The story sucked me in, and I appreciated the actors, particularly Moss and local drug lord (and missing girl’s dad) Peter Mullan and a too-rarely-seen Holly Hunter as the guru of a makeshift trailer-park of troubled women. I was hoping for a good movie given extra time to deepen and spread out, but it started to feel too television. Each episode develops the main plot a bit more, gives the main character a bit more backstory, and reveals a bit more of the town’s dark secrets. And the big hook at the beginning (pregnant child) and big reveal at the end (child-molesting club run by chief cop), along with Robin’s stories of past abuse and constant present threats and the women’s camp and whatever they’ve been through, all adds an icky air of sexual violence to the show. As the episodes progressed, I started to cynically believe that this isn’t helping anyone, just attempting to give an air of importance to an otherwise standard story, though I suppose the intent was to recognize the sexual violence present, mostly hidden, everywhere. Overall I did like it, the distinct characters in gorgeous settings, but not jonesing for season two.
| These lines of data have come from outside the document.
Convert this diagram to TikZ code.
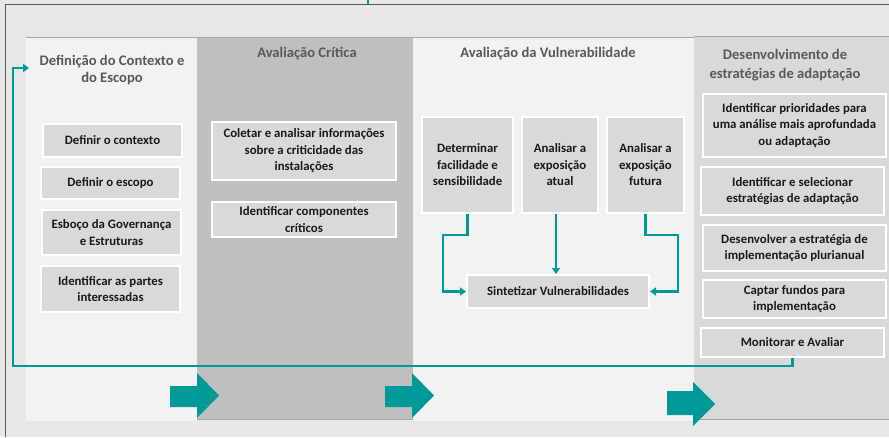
\documentclass[tikz,border=0pt]{standalone}
\usepackage{fontspec}
\setmainfont{Carlito}
\usetikzlibrary{arrows.meta}
\definecolor{outerbg}{HTML}{E7E7E7}
\definecolor{lightcol}{HTML}{F2F2F2}
\definecolor{midcol}{HTML}{BFBFBF}
\definecolor{boxgray}{HTML}{D9D9D9}
\definecolor{txtdark}{HTML}{1A1A1A}
\definecolor{headgray}{HTML}{595959}
\definecolor{teal}{RGB}{0,153,153}
\definecolor{edgegray}{HTML}{A6A6A6}
\tikzset{
  stepbox/.style={fill=boxgray, draw=white, line width=2pt, inner sep=1pt,
    align=center, font=\fontsize{12.8}{16.5}\selectfont\bfseries, text=txtdark},
  heading/.style={align=center, font=\fontsize{14.6}{17}\selectfont\bfseries, text=headgray},
  link/.style={draw=teal, line width=2.2pt},
  linkarrow/.style={link, -{Triangle[length=6pt,width=8pt]}},
  blockarrow/.style={fill=teal, draw=none}
}
\begin{document}
\begin{tikzpicture}[x=1pt,y=-1pt]
\useasboundingbox (0,0) rectangle (889,437);
% background
\fill[outerbg] (0,0) rectangle (889,437);
\draw[headgray, line width=1pt] (5,437) -- (5,4) -- (889,4);
\draw[teal, line width=1.5pt] (368,0) -- (368,4);
% columns
\fill[lightcol] (26,37) rectangle (197,421);
\fill[midcol] (197,37) rectangle (413,419.5);
\fill[lightcol] (413,37) rectangle (694,421);
\fill[boxgray] (694,36) rectangle (889,419.5);
\draw[edgegray, line width=0.8pt] (26,37) -- (694,37);
\draw[edgegray, line width=0.8pt] (694,36) -- (889,36);
\draw[edgegray, line width=0.8pt] (197,419.5) -- (413,419.5);
\draw[edgegray, line width=0.8pt] (694,419.5) -- (889,419.5);
% headings
\node[heading] (h1) at (112,70.5) {Definição do Contexto e\\do Escopo};
\node[heading] (h2) at (307,54) {Avaliação Crítica};
\node[heading] (h3) at (548,54) {Avaliação da Vulnerabilidade};
\node[heading, font=\fontsize{14.6}{19}\selectfont\bfseries] (h4) at (785,65.5) {Desenvolvimento de\\estratégias de adaptação};
% column 1
\node[stepbox, minimum width=139pt, minimum height=33pt] (ctx) at (112.5,140.5) {Definir o contexto};
\node[stepbox, minimum width=139pt, minimum height=32pt] (esc) at (110.5,183) {Definir o escopo};
\node[stepbox, minimum width=139pt, minimum height=45pt] (gov) at (111.5,232.5) {Esboço da Governança\\e Estruturas};
\node[stepbox, minimum width=139pt, minimum height=46pt] (partes) at (110.5,289) {Identificar as partes\\interessadas};
% column 2
\node[stepbox, minimum width=184pt, minimum height=58pt] (coletar) at (304,151) {Coletar e analisar informações\\sobre a criticidade das\\instalações};
\node[stepbox, minimum width=184pt, minimum height=35pt] (comp) at (304,219.5) {Identificar componentes\\críticos};
% column 3
\node[stepbox, minimum width=91pt, minimum height=96pt] (det) at (467.5,165) {Determinar\\facilidade e\\sensibilidade};
\node[stepbox, minimum width=76pt, minimum height=96pt] (atual) at (560,165) {Analisar a\\exposição\\atual};
\node[stepbox, minimum width=77pt, minimum height=96pt] (fut) at (645.5,165) {Analisar a\\exposição\\futura};
\node[stepbox, minimum width=182pt, minimum height=33pt] (synth) at (558,291.5) {Sintetizar Vulnerabilidades};
% column 4
\node[stepbox, minimum width=183pt, minimum height=63pt] (prio) at (794.5,125.5) {Identificar prioridades para\\uma análise mais aprofundada\\ou adaptação};
\node[stepbox, minimum width=183pt, minimum height=48pt] (sel) at (792.5,191) {Identificar e selecionar\\estratégias de adaptação};
\node[stepbox, minimum width=183pt, minimum height=46pt] (dev) at (794.5,248) {Desenvolver a estratégia de\\implementação plurianual};
\node[stepbox, minimum width=183pt, minimum height=38pt] (fund) at (794.5,299) {Captar fundos para\\implementação};
\node[stepbox, minimum width=183pt, minimum height=29pt] (mon) at (792.5,342.5) {Monitorar e Avaliar};
% connectors in column 3
\coordinate (dl1) at (443,235);
\coordinate (dr1) at (678,235);
\draw[linkarrow] (det.south) |- (dl1) |- (synth.west);
\draw[linkarrow] ([xshift=-4pt]atual.south) -- ([xshift=-4pt]atual.south |- synth.north);
\draw[linkarrow] (fut.south) |- (dr1) |- (synth.east);
% feedback loop
\coordinate (fb1) at (13,366);
\coordinate (fb2) at (29,68);
\draw[linkarrow] (mon.south) |- (fb1) |- (fb2);
% block arrows
\fill[blockarrow] (170,386) -- (197,386) -- (197,373) -- (219,395.5) -- (197,418) -- (197,407) -- (170,407) -- cycle;
\fill[blockarrow] (385,386) -- (412,386) -- (412,373) -- (434,395.5) -- (412,418) -- (412,407) -- (385,407) -- cycle;
\fill[blockarrow] (667,391) -- (693,391) -- (693,382) -- (715,404) -- (693,426) -- (693,415) -- (667,415) -- cycle;
\end{tikzpicture}
\end{document}
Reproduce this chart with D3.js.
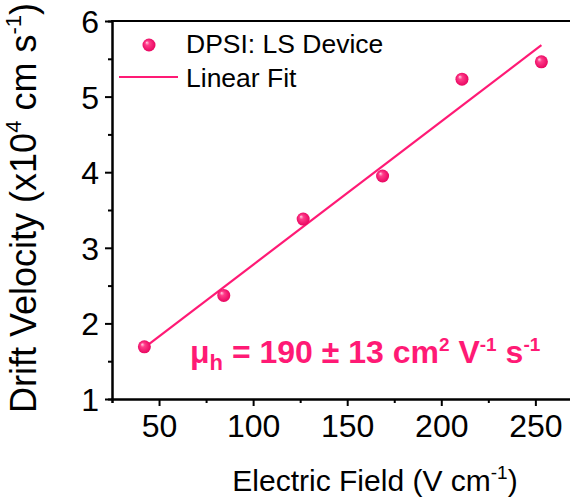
<!DOCTYPE html>
<html lang="en">
<head>
    <meta charset="UTF-8">
    <title>Drift Velocity</title>
    <script src="https://cdn.jsdelivr.net/npm/d3@7"></script>
    <style>
        body { margin: 0; background: #fff; }
        text { font-family: Arial, "Liberation Sans", sans-serif; }
    </style>
</head>
<body>
<script>
    // data
    const field = [42.2, 84.4, 126.6, 168.8, 211.0, 253.2]
    const velocity = [1.69, 2.37, 3.38, 3.95, 5.23, 5.46]
    const xTicks = [50, 100, 150, 200, 250]
    const yTicks = [1, 2, 3, 4, 5, 6]
    const pink = '#ff1a75'

    const [width, height] = [570, 503]
    const [mLeft, mTop, mBottom, mRight] = [112, 21, 399, 573]
    const svg = d3.select('body').append('svg').attr('width', width).attr('height', height)

    const x = d3.scaleLinear().domain([25, 270]).range([mLeft, mRight])
    const y = d3.scaleLinear().domain([1, 6]).range([mBottom, mTop])

    const defs = svg.append('defs')
    const grad = defs.append('radialGradient').attr('id', 'ball')
        .attr('cx', '50%').attr('cy', '50%').attr('r', '55%').attr('fx', '32%').attr('fy', '30%')
    grad.append('stop').attr('offset', '0%').attr('stop-color', '#ffd6e6')
    grad.append('stop').attr('offset', '30%').attr('stop-color', '#ff3d8a')
    grad.append('stop').attr('offset', '100%').attr('stop-color', '#e6005c')

    // linear fit (least squares)
    const mx = d3.mean(field), my = d3.mean(velocity)
    const slope = d3.sum(field, (d, i) => (d - mx) * (velocity[i] - my)) / d3.sum(field, d => (d - mx) ** 2)
    const intercept = my - slope * mx
    const fitX = d3.extent(field)

    // axes
    const minorX = d3.range(25, 275, 25).filter(v => !xTicks.includes(v))
    const minorY = d3.range(1.5, 6, 1)
    const gx = svg.append('g').attr('transform', `translate(0,${mBottom})`)
    gx.call(d3.axisBottom(x).tickValues(xTicks).tickFormat(d3.format('d')).tickSize(7).tickSizeOuter(0).tickPadding(8))
    gx.append('g').call(d3.axisBottom(x).tickValues(minorX).tickSize(4).tickFormat(''))
    const gy = svg.append('g').attr('transform', `translate(${mLeft},0)`)
    gy.call(d3.axisLeft(y).tickValues(yTicks).tickFormat(d3.format('d')).tickSize(7).tickSizeOuter(0).tickPadding(6))
    gy.append('g').call(d3.axisLeft(y).tickValues(minorY).tickSize(4).tickFormat(''))
    svg.selectAll('.domain').attr('stroke', '#000').attr('stroke-width', 2)
    svg.selectAll('.tick line').attr('stroke', '#000').attr('stroke-width', 2)
    svg.selectAll('.tick text').attr('font-size', 32).attr('fill', '#000')
        .style('font-family', 'Arial, "Liberation Sans", sans-serif')
    gy.selectAll('.tick text').attr('dy', '0.36em')
    // top frame
    svg.append('line').attr('x1', mLeft - 1).attr('x2', mRight).attr('y1', mTop).attr('y2', mTop)
        .attr('stroke', '#000').attr('stroke-width', 2)

    // fit line
    svg.append('line')
        .attr('x1', x(fitX[0])).attr('y1', y(slope * fitX[0] + intercept))
        .attr('x2', x(fitX[1])).attr('y2', y(slope * fitX[1] + intercept))
        .attr('stroke', pink).attr('stroke-width', 2.2)

    // points
    svg.selectAll('circle.pt').data(field).join('circle').attr('class', 'pt')
        .attr('cx', d => x(d)).attr('cy', (d, i) => y(velocity[i])).attr('r', 6.5)
        .attr('fill', 'url(#ball)')

    // legend
    const lg = svg.append('g')
    lg.append('circle').attr('cx', 149).attr('cy', 45).attr('r', 6.5).attr('fill', 'url(#ball)')
    lg.append('text').attr('x', 186).attr('y', 53).attr('font-size', 26.5).text('DPSI: LS Device')
    lg.append('line').attr('x1', 119).attr('x2', 178).attr('y1', 77).attr('y2', 77)
        .attr('stroke', pink).attr('stroke-width', 2.2)
    lg.append('text').attr('x', 186).attr('y', 87).attr('font-size', 26.5).text('Linear Fit')

    // annotation
    const ann = svg.append('text').attr('x', 190).attr('y', 363).attr('font-size', 32)
        .attr('font-weight', 'bold').attr('fill', pink)
    ann.append('tspan').text('\u03bc')
    ann.append('tspan').attr('font-size', 22).attr('dy', 7).text('h')
    ann.append('tspan').attr('dy', -7).text(' = 190 \u00b1 13 cm')
    ann.append('tspan').attr('font-size', 19).attr('dy', -12).text('2')
    ann.append('tspan').attr('dy', 12).text(' V')
    ann.append('tspan').attr('font-size', 19).attr('dy', -12).text('-1')
    ann.append('tspan').attr('dy', 12).text(' s')
    ann.append('tspan').attr('font-size', 19).attr('dy', -12).text('-1')

    // axis titles
    const xt = svg.append('text').attr('x', 375).attr('y', 491).attr('font-size', 30).attr('text-anchor', 'middle')
    xt.append('tspan').text('Electric Field (V cm')
    xt.append('tspan').attr('font-size', 19).attr('dy', -12).text('-1')
    xt.append('tspan').attr('dy', 12).text(')')

    const yt = svg.append('text').attr('transform', 'translate(36,208) rotate(-90)')
        .attr('font-size', 36).attr('text-anchor', 'middle')
    yt.append('tspan').text('Drift Velocity (x10')
    yt.append('tspan').attr('font-size', 22).attr('dy', -15).text('4')
    yt.append('tspan').attr('dy', 15).text(' cm s')
    yt.append('tspan').attr('font-size', 22).attr('dy', -15).text('-1')
    yt.append('tspan').attr('dy', 15).text(')')
</script>
</body>
</html>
Bonus subplots: clashes with local law enforcement, occasional stories of the women at the camp, some late revenge on one of Robin’s childhood rapists, a major on/off/again affair with her high school boyfriend (Thomas Wright of The Bridge), adventures of tight-lipped Jamie (Tui’s most trusted friend), threats of incest, a couple of deaths (most horribly Jamie’s) and a late reveal that the drug lord is Robin’s real dad.
Robin’s mom and stepdad:
Cowritten with Gerard Lee (Sweetie) and directed with Garth Davis (Lion). Same cinematographer as True Detective season one – that’s no surprise. I recently saw Peter Mullan as the evil father in Sunset Song – he’s good at being menacing. Local boss cop Al is David Wenham of Public Enemies. Moss won best actress at the golden globes and the show won best cinematography at the emmys, but Behind The Candelabra took best TV movie at both.
Sepinwall liked it:
The character work is rich and devastating, the atmosphere hypnotic, and the overall storytelling so good that even if the mysteries hadn’t been resolved, I wouldn’t have felt like my time was wasted … who done it ultimately isn’t as important as the toll the crime takes on our heroine, and on the community around her.